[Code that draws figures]

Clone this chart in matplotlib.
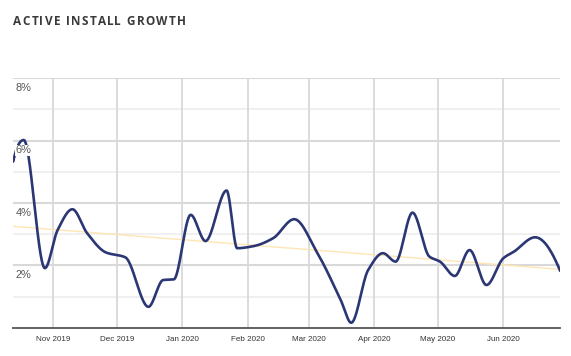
import numpy as np
import matplotlib
matplotlib.use("Agg")
import matplotlib.pyplot as plt
import matplotlib.dates as mdates
import datetime as dt

# ---- data ----
dates = ["2019-10-13", "2019-10-18", "2019-10-28", "2019-11-03", "2019-11-10",
         "2019-11-17", "2019-11-26", "2019-12-05", "2019-12-16", "2019-12-23",
         "2019-12-28", "2020-01-05", "2020-01-12", "2020-01-22", "2020-01-27",
         "2020-02-04", "2020-02-13", "2020-02-23", "2020-03-05", "2020-03-16",
         "2020-03-21", "2020-03-29", "2020-04-05", "2020-04-11", "2020-04-19",
         "2020-04-27", "2020-05-02", "2020-05-09", "2020-05-16", "2020-05-24",
         "2020-06-01", "2020-06-06", "2020-06-16", "2020-06-28"]
growth = [5.33, 6.02, 1.91, 3.13, 3.80,
          3.03, 2.41, 2.26, 0.67, 1.53,
          1.55, 3.62, 2.78, 4.40, 2.55,
          2.62, 2.87, 3.48, 2.39, 0.89,
          0.16, 1.85, 2.39, 2.12, 3.69,
          2.28, 2.12, 1.66, 2.49, 1.37,
          2.23, 2.44, 2.90, 1.80]
trend_dates = ["2019-10-13", "2020-06-28"]
trend_values = [3.25, 1.87]
y_ticks = [2, 4, 6, 8]
y_tick_labels = ["2%", "4%", "6%", "8%"]
month_ticks = ["2019-11-01", "2019-12-01", "2020-01-01", "2020-02-01",
               "2020-03-01", "2020-04-01", "2020-05-01", "2020-06-01"]
month_labels = ["Nov 2019", "Dec 2019", "Jan 2020", "Feb 2020",
                "Mar 2020", "Apr 2020", "May 2020", "Jun 2020"]
title = "ACTIVE INSTALL GROWTH"


def to_num(ds):
    return mdates.date2num([dt.datetime.strptime(d, "%Y-%m-%d") for d in ds])


def pchip(x, y, xs):
    x = np.asarray(x, float); y = np.asarray(y, float)
    n = len(x)
    h = np.diff(x); delta = np.diff(y) / h
    d = np.zeros(n)
    for k in range(1, n - 1):
        if delta[k - 1] * delta[k] > 0:
            w1 = 2 * h[k] + h[k - 1]
            w2 = h[k] + 2 * h[k - 1]
            d[k] = (w1 + w2) / (w1 / delta[k - 1] + w2 / delta[k])
    def endslope(h0, h1, d0, d1):
        s = ((2 * h0 + h1) * d0 - h0 * d1) / (h0 + h1)
        if np.sign(s) != np.sign(d0):
            s = 0
        elif np.sign(d0) != np.sign(d1) and abs(s) > abs(3 * d0):
            s = 3 * d0
        return s
    d[0] = endslope(h[0], h[1], delta[0], delta[1])
    d[-1] = endslope(h[-1], h[-2], delta[-1], delta[-2])
    idx = np.clip(np.searchsorted(x, xs) - 1, 0, n - 2)
    t = (xs - x[idx]) / h[idx]
    h00 = 2 * t**3 - 3 * t**2 + 1
    h10 = t**3 - 2 * t**2 + t
    h01 = -2 * t**3 + 3 * t**2
    h11 = t**3 - t**2
    return h00 * y[idx] + h10 * h[idx] * d[idx] + h01 * y[idx + 1] + h11 * h[idx] * d[idx + 1]


x = to_num(dates)
xs = np.linspace(x[0], x[-1], 2000)
ys = pchip(x, growth, xs)

W, H = 571, 356
fig = plt.figure(figsize=(W / 100, H / 100), dpi=100)
ax = fig.add_axes([13 / W, 1 - 327.7 / H, (560 - 13) / W, (327.7 - 78.3) / H])

nov1 = to_num(["2019-11-01"])[0]
ax.set_xlim(nov1 - 19.1, nov1 + 239.8)
ax.set_ylim(0, 8)

# grid
for v in [1, 3, 5, 7]:
    ax.axhline(v, color="#eeeeee", lw=1.2, zorder=0)
for v in y_ticks:
    ax.axhline(v, color="#d9d9d9", lw=1.5, zorder=0)
for m in to_num(month_ticks):
    ax.axvline(m, color="#d9d9d9", lw=1.3, zorder=0)

ax.plot(to_num(trend_dates), trend_values, color="#fde6b4", lw=1.0, zorder=1)
ax.plot(xs, ys, color="#2b3775", lw=1.9, zorder=2, solid_capstyle="round")

for s in ["top", "right", "left"]:
    ax.spines[s].set_visible(False)
ax.spines["bottom"].set_color("#555555")
ax.spines["bottom"].set_linewidth(1.3)
ax.set_yticks([])
ax.set_xticks(to_num(month_ticks))
ax.set_xticklabels(month_labels, fontsize=5.8, color="#333333", family="Liberation Sans")
ax.tick_params(axis="x", length=0, pad=6)

for v, lab in zip(y_ticks, y_tick_labels):
    ax.text(0.005, v - 0.15, lab, transform=ax.get_yaxis_transform(), ha="left", va="top",
            fontsize=7.9, color="#555555", family="Liberation Sans", zorder=3,
            bbox=dict(facecolor="white", edgecolor="none", pad=0.2))

# title with letter spacing (positions from prefix widths)
fig.canvas.draw()
renderer = fig.canvas.get_renderer()
tprops = dict(fontsize=8.5, color="#3a3a3a", family="Open Sans", fontweight="bold")


def text_w(s):
    t = fig.text(0, 0, s, **tprops)
    w = t.get_window_extent(renderer).width
    t.remove()
    return w


ref_w = text_w("H")
spacing = 1.35
x0 = 13.3
for i, ch in enumerate(title):
    pre = text_w(title[:i] + "H") - ref_w if i > 0 else 0.0
    if ch != " ":
        fig.text((x0 + pre + i * spacing) / W, 1 - 21.7 / H, ch, ha="left", va="center", **tprops)

fig.savefig("out.png", dpi=100)
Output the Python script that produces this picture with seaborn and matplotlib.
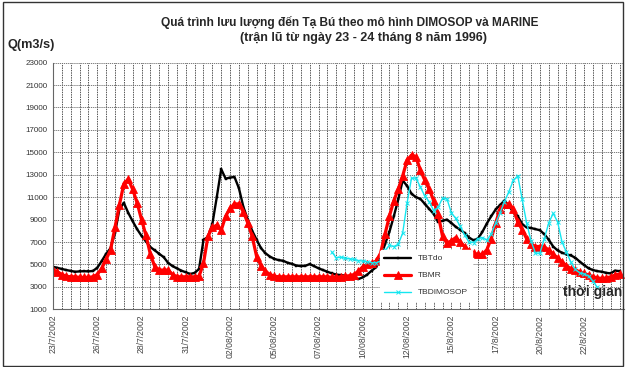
import numpy as np
import pandas as pd
import seaborn as sns
import matplotlib
matplotlib.use("Agg")
import matplotlib.pyplot as plt
from matplotlib.patches import Rectangle
from matplotlib.ticker import MultipleLocator

# ===============================
# Data (6-hourly steps from 23/7/2002)
# ===============================
tb_do = [4790, 4700, 4600, 4500, 4420, 4350, 4380, 4400, 4380, 4420,
         4700, 5300, 5950, 6450, 7800, 9900, 10500, 9600, 8850, 8150,
         7550, 7050, 6550, 6250, 5950, 5650, 5150, 4850, 4650, 4450,
         4300, 4150, 4250, 4600, 7200, 7450, 8600, 11000, 13500, 12650,
         12750, 12800, 11800, 10150, 9000, 8000, 7200, 6450, 6000, 5700,
         5500, 5380, 5330, 5150, 5050, 4900, 4850, 4880, 5030, 4850,
         4650, 4500, 4350, 4200, 4100, 4050, 4000, 3900, 3800, 3700,
         3850, 4100, 4450, 4750, 5600, 6800, 7900, 9300, 10800, 12500,
         12000, 11300, 11000, 10850, 10400, 9950, 9500, 8800, 8900, 9000,
         8700, 8350, 8100, 7800, 7400, 7150, 7300, 7900, 8650, 9300,
         9900, 10300, 10700, 10200, 9700, 9300, 8600, 8300, 8250, 8150,
         8050, 7700, 7200, 6600, 6250, 6050, 5900, 5800, 5600, 5250,
         4950, 4650, 4500, 4400, 4350, 4250, 4200, 4450, 4400]

tb_mr = [4500, 4350, 4100, 3950, 3900, 3900, 3850, 3850, 3850, 3900,
         4100, 4650, 5450, 6300, 8300, 10300, 12200, 12600, 11700, 10500,
         9000, 7600, 5900, 4800, 4500, 4500, 4500, 4100, 3900, 3900,
         3900, 3900, 3900, 3950, 5100, 7500, 8300, 8500, 8050, 9300,
         10000, 10400, 10400, 9700, 8700, 7500, 5700, 4900, 4400, 4100,
         3950, 3900, 3900, 3900, 3900, 3900, 3900, 3900, 3900, 3900,
         3900, 3900, 3900, 3850, 3850, 3900, 3950, 4000, 4100, 4400,
         4800, 5000, 5100, 5300, 6000, 7700, 9300, 10700, 11700, 12900,
         14300, 14750, 14600, 13400, 12500, 11700, 10700, 9500, 7500, 6900,
         7100, 7400, 7000, 6600, 6200, 6000, 5900, 5900, 6300, 7300,
         8700, 9900, 10400, 10400, 9900, 8800, 8100, 7300, 6800, 6600,
         6600, 6550, 6300, 5900, 5600, 5200, 4900, 4600, 4500, 4350,
         4200, 4050, 3900, 3800, 3750, 3800, 3900, 4050, 4150]

# DIMOSOP starts at step 63
dimosop_start = 63
tb_dimosop = [6100, 5600, 5650, 5550, 5500, 5450, 5350,
              5300, 5250, 5150, 5150, 5300, 6250, 6700, 6600, 6800, 7800,
              10500, 12700, 12700, 11900, 11100, 10600, 9800, 10100, 10900, 10850,
              9600, 9100, 8400, 7600, 7000, 6950, 7300, 7400, 7170, 7700,
              8700, 9600, 10600, 11500, 12500, 12900, 10800, 8700, 7100, 6000,
              6000, 7300, 8700, 9550, 8800, 7000, 6100, 5200, 4550, 4250,
              4150, 3950, 3500, 2950]

date_labels = ["23/7/2002", "26/7/2002", "28/7/2002", "31/7/2002", "02/08/2002",
               "05/08/2002", "07/08/2002", "10/08/2002", "12/08/2002", "15/8/2002",
               "17/8/2002", "20/8/2002", "22/8/2002"]
y_ticks = list(range(1000, 23001, 2000))

# ===============================
# Frames
# ===============================
df_do = pd.DataFrame({"t": np.arange(len(tb_do)), "Q": tb_do})
df_mr = pd.DataFrame({"t": np.arange(len(tb_mr)), "Q": tb_mr})
df_dm = pd.DataFrame({"t": np.arange(dimosop_start, dimosop_start + len(tb_dimosop)),
                      "Q": tb_dimosop})

# ===============================
# Plot
# ===============================
sns.set_style("white")
plt.rcParams["font.family"] = ["Liberation Sans", "DejaVu Sans"]

fig = plt.figure(figsize=(6.26, 3.67), dpi=100)
ax = fig.add_axes([53 / 626, 1 - 309.3 / 367, (624 - 53) / 626, (309.3 - 62.6) / 367])

cyan = "#14e6f0"
sns.lineplot(data=df_do, x="t", y="Q", ax=ax, color="black", lw=1.7, ls="-",
             marker="s", markersize=1.5, mew=0.3, mec="black", label="TBTdo")
sns.lineplot(data=df_mr, x="t", y="Q", ax=ax, color="red", lw=2.3, ls="-",
             marker="^", markersize=5.2, mew=0.6, mec="red", label="TBMR")
sns.lineplot(data=df_dm, x="t", y="Q", ax=ax, color=cyan, lw=1.0, ls="-",
             marker="x", markersize=3, mew=0.7, mec=cyan, label="TBDIMOSOP")

ax.set_xlim(0, 129)
ax.set_ylim(1000, 23000)
ax.set_yticks(y_ticks)
ax.set_yticklabels([str(v) for v in y_ticks], fontsize=5.8, color="#333333")
ax.set_xticks(np.arange(0, 121, 10))
ax.set_xticklabels(date_labels, rotation=90, fontsize=6.2, color="#444444")
ax.xaxis.set_minor_locator(MultipleLocator(2))
ax.tick_params(axis="both", which="both", length=0, pad=4)
ax.set_xlabel("")
ax.set_ylabel("")

ax.grid(True, which="both", axis="x", color="#555555", lw=0.7, ls=(0, (1.5, 1)))
ax.grid(True, which="major", axis="y", color="#666666", lw=0.6, ls=(0, (1.5, 1)))
ax.set_axisbelow(True)

for side in ["top", "right"]:
    ax.spines[side].set_visible(False)
for side in ["left", "bottom"]:
    ax.spines[side].set_color("#666666")
    ax.spines[side].set_linewidth(0.8)

leg = ax.legend(loc="lower left", bbox_to_anchor=(0.573, 0.035), fontsize=6,
                frameon=True, facecolor="white", edgecolor="white", framealpha=1,
                handlelength=3.2, labelspacing=1.1, borderaxespad=0, borderpad=0.5)
for txt in leg.get_texts():
    txt.set_color("#333333")

# Titles and labels
fig.text(350 / 626, 1 - 22 / 367, "Quá trình lưu lượng đến Tạ Bú theo mô hình DIMOSOP và MARINE",
         ha="center", va="center", fontsize=8.6, fontweight="bold")
fig.text(363 / 626, 1 - 38 / 367, "(trận lũ từ ngày 23 - 24 tháng 8 năm 1996)",
         ha="center", va="center", fontsize=9.0, fontweight="bold")
fig.text(8 / 626, 1 - 45 / 367, "Q(m3/s)", ha="left", va="center",
         fontsize=9.2, fontweight="bold")
fig.text(563 / 626, 1 - 292 / 367, "thời gian", ha="left", va="center",
         fontsize=10, fontweight="bold")

fig.patches.append(Rectangle((0.004, 0.004), 0.992, 0.99, transform=fig.transFigure,
                             fill=False, ec="#333333", lw=1.0))

plt.savefig("out.png", dpi=100)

:: Directions for this task ::
Check every line of the data, and copy the ones that contain "seaborn".

:: Reply to the exercise ::
Output the Python script that produces this picture with seaborn and matplotlib.
import seaborn as sns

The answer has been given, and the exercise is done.